From an April 15 article in the Pittsburgh Post-Gazette:

In the past two years, the Pennsylvania Independent Oil & Gas Association lost 40 percent of its members.

The first to go were the oil and gas service firms, said Lou D’Amico, president and executive director of the Wexford-based trade group. In a down cycle, they are usually the quickest to falter, Mr. D’Amico said.

“When we catch a cold, they get pneumonia,” he said.

But the whole industry is sick, Mr. D’Amico said at PIOGA’s spring meeting at the Rivers Casino on the North Shore last week — punnily titled “Betting on Our Industry.”

The cure he’s betting on lies with the burner tip — the end user.

Where PIOGA once sought to be a leading voice for oil and gas companies, the organization’s new mission statement gives equal weight to businesses that run their facilities on natural gas, fill up their tanks with it or transport it to other users.

“The producing industry is not on an island by itself,” Mr. D’Amico said. “We have other folks out there that have similar interests as us, similar problems — burner tip folks. These folks are very much part of what we do, and we need to get more involved with them.”

Such businesses are also a more stable membership base than the kinds of companies that first ballooned PIOGA’s books during the shale boom six years ago and then deflated it when commodity prices tanked.

At the casino last week, Mr. D’Amico bemoaned the headwinds facing oil and gas producers, reaching for the conspiratorial and grandiose. “There are more people involved in trying to shut down what we do than there are people trying to help us,” he said.

He called global warming “an excuse” and said it’s impossible to determine what might be causing it.

Environmental regulations, he said, are more oppressive than ever.

Off the podium, Mr. D’Amico and the organization’s board of directors hava chosen to concentrate on the marketplace’s role in sinking the profits of oil and gas companies — especially small, conventional producers that have been the foundation of PIOGA for decades.

The trade group hired Joyce Turkaly as director of natural gas development and tasked her with looking beyond the wellhead to find a home for the gas that Pennsylvania producers have to sell.

That journey has involved detours into how electric markets incorporate natural gas power generation, an exploration of natural gas vehicles and infrastructure, and a lot of matchmaking.

Recently, Ms. Turkaly has been focusing her efforts on state and county economic development teams, helping them understand how to attract large industrial consumers from an energy supply perspective.

“I used to sell gas to industrials during my career,” she said. “I understand industrial customers.
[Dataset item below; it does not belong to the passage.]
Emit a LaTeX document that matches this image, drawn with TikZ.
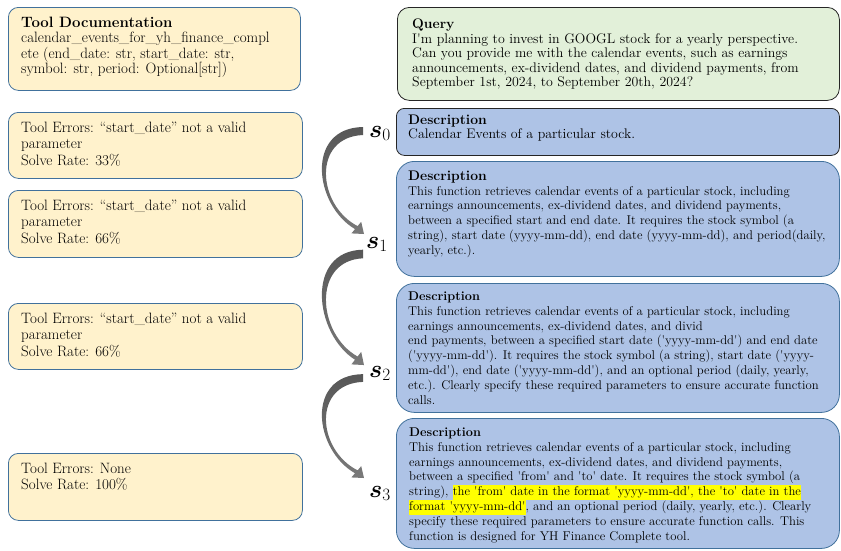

I understand what they’re looking for when it comes to siting and ease of development.”

Long before shale gas turned commodity prices upside down, energy costs would account for up to 80 percent of an industrial facility’s operating budget, Ms. Turkaly said.

“That has flipped, of course, given recent economics,” she said, but “I don’t think it’s time for the industrials to get sleepy about this.”

Ms. Turkaly and Mr. D’Amico caution the new direction will take time to yield measurable results, both in the organization’s membership and in boosting the market for natural gas.

The effort is loosely modeled on a national organization, the American Natural Gas Alliance, which was working to expand markets for natural gas when it merged into the American Petroleum Institute, another Washington, D.C.-based trade group which represents producers.

But Mr. D’Amico likes to note that PIOGA is the only state association reaching out to end users today.

“Our survival depends on the burner tips,” he said.